Every time Dwight Howard steps on the floor for a practice it's another step in the right direction for the Los Angeles Lakers. It seems he's already ahead of schedule (although a schedule for his return was never really released) to return to the team.
Just add that to the long list of positives that have been surrounding the Howard-Andrew Bynum trade they made back in August.
That, combined with the fact that it's come out that Andrew Bynum's knee injury, which has been described as a bone bruise, might be more serious than originally thought.
So it basically took a little over a month for us to remember that Bynum has had a career riddled by injuries. It's surprising that it took that long.
This is the kind of thing that always seems to go right for the Lakers. They make a steal of a trade for an excellent player and then, to put the icing on the cake, the guy they traded ends up going downhill. It's like when the Lakers still snaked Lamar Odom and Jordan Farmar out of the trade for Shaq.

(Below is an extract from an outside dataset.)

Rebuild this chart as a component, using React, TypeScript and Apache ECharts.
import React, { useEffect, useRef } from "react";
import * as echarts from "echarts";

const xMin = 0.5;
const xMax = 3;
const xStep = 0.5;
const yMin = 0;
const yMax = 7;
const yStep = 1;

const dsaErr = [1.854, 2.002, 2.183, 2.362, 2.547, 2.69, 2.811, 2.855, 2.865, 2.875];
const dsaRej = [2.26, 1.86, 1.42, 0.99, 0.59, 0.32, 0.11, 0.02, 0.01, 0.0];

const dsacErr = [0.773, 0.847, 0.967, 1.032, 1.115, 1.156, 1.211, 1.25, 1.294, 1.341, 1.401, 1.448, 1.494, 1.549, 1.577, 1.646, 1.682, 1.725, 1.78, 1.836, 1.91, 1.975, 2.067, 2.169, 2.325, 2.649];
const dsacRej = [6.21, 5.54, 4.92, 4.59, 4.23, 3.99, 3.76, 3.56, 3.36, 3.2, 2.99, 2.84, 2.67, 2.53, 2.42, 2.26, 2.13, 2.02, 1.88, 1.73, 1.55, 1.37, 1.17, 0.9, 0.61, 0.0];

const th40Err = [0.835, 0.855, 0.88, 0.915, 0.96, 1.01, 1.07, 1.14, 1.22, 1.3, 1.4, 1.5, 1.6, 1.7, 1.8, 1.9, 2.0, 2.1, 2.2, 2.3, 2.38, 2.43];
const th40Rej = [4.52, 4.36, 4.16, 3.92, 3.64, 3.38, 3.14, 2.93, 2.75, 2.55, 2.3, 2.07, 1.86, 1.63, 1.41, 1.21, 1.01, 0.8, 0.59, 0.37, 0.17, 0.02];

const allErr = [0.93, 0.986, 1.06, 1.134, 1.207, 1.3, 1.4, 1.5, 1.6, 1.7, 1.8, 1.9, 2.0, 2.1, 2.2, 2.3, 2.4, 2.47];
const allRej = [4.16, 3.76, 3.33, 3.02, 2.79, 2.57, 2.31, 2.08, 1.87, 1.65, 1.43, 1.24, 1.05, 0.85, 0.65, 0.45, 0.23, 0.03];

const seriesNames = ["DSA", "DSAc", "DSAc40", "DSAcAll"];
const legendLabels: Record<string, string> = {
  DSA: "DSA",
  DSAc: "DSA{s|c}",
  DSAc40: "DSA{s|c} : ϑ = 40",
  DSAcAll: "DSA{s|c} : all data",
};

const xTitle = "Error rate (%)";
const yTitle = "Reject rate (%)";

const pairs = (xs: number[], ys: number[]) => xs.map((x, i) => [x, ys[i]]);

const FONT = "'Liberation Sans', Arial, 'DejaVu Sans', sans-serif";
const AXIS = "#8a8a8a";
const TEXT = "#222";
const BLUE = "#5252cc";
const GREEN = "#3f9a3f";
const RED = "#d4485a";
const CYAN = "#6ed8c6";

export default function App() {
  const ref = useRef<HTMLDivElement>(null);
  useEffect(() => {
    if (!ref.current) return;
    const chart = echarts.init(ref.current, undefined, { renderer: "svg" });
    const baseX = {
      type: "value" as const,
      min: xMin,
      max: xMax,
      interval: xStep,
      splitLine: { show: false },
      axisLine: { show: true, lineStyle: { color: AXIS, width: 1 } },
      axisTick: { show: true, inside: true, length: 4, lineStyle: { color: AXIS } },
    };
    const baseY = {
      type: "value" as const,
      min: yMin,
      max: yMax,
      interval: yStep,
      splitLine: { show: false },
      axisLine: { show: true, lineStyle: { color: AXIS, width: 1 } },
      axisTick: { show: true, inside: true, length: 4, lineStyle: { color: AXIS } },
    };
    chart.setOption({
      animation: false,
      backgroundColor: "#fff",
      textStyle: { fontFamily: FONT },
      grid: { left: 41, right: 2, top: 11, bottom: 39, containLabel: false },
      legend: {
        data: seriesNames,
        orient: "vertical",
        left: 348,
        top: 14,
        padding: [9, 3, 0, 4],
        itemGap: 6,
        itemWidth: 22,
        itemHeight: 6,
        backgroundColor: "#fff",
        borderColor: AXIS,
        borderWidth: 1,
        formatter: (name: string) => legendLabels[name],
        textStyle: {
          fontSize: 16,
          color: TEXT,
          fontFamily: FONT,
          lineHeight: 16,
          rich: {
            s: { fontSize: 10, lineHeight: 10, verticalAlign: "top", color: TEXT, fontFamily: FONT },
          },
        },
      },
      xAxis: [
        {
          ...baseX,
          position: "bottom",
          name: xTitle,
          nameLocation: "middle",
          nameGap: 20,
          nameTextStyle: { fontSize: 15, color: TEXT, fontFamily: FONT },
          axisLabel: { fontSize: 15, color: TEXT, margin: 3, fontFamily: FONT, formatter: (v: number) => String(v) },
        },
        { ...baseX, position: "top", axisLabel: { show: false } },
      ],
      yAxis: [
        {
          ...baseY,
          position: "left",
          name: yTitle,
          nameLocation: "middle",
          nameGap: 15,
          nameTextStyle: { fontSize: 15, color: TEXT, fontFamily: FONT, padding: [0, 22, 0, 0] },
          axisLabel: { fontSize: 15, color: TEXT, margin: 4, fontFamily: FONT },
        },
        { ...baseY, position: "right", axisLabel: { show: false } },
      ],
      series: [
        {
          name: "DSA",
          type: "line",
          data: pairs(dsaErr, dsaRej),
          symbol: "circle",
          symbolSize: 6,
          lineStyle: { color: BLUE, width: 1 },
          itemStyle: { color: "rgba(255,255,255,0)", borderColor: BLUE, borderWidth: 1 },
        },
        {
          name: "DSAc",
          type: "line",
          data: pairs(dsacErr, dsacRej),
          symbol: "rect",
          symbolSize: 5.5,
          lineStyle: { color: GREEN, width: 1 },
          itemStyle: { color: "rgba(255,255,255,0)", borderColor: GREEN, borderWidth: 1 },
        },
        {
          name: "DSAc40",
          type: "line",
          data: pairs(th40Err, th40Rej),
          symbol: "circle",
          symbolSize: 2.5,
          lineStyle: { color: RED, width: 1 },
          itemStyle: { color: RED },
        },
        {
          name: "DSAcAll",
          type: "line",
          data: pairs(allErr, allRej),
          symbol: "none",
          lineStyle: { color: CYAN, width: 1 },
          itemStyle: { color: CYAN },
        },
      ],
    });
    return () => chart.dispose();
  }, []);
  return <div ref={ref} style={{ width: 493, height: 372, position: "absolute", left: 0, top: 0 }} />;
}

If there's any reason to believe that Howard is going to be playing for the Lakers past this season, it's the basic belief that these things always seem to work out in L.A's favor. The worst thing that ever seems to happen to this team is Kobe Bryant having to play with Smush Parker in between dynastic enterprises.
It's going to be a while before we know for a fact that Howard will be returning; he's got no reason to sign an extension during the season. If he were to sign an extension before becoming a free agent then it would mean signing a shorter deal with smaller raises between each season, leaving over $20 million on the table.

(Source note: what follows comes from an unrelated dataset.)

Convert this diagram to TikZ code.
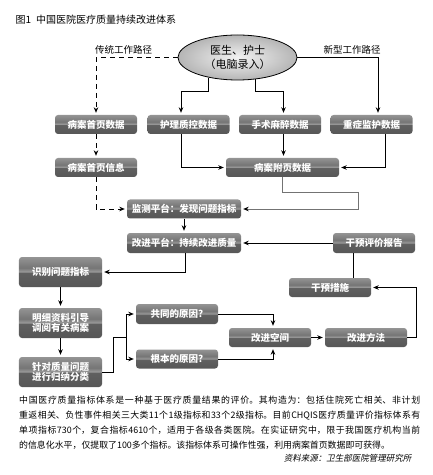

With that, it's obvious that it should be of no concern when Howard inevitably declines to sign an extension. However, I do think you'll hear at some point during the season that the Lakers "expect" to re-sign him in the offseason, a report that Howard will do everything but confirm.
Until that happens, there are a few bits of evidence we have to look at that might not scream "He's coming back," but they at least go to the extent of saying in a raised voice, "He's got no reason to leave."
First there's the fact that if he were to leave, Howard would be accepting a contract shorter and far cheaper than he would get when re-signing the Lakers. Rather than getting a 7.5 percent raise each season with the Lakers, he would be going elsewhere and getting a 4.5 percent raise each season. The same as signing an extension during the season would lead to him leaving more than $20 million on the table.
Monetarily it makes no sense for Howard to leave, but there are some people who can look past the money and go do what makes them happy.
However, it's more than the sense of financial superiority that is going to keep Howard in Los Angeles.
He's already cemented himself in the history of Lakers big men in the only way a Lakers big man can. He's gotten help from a former center in L.A. history and been criticized by another. It seems like a rite of passage for Lakers big men to get the cold shoulder or some ridiculous criticism from a former Lakers big man.
In this case, Howard has gotten advice from Kareem Abdul-Jabbar and the potential for some schooling in the future and has been decried by Shaq as at least the third-best center in the league after comments in the past year that both Brook Lopez and Andrew Bynum are better than he is.
Even better, after Shaq's comments, Kobe Bryant came out and defended Howard. When has Kobe ever come out and defended his teammates against the criticism of others?
Whether that's just another chance for Kobe to dig at Shaq, which is an ongoing feud that I hope never ends, isn't important. The thing here is that Kobe is a different Kobe than he was just four or five years ago.
This Lakers lineup is set for Howard to not only succeed, but to eventually take over the reins as the leader of the Lakers. Kobe is winding down, he's accepting help wherever he can get it so he can win as many titles as he can before he retires. It's the best situation for Howard to learn what it means to be a leader and what it takes to live in a media firestorm.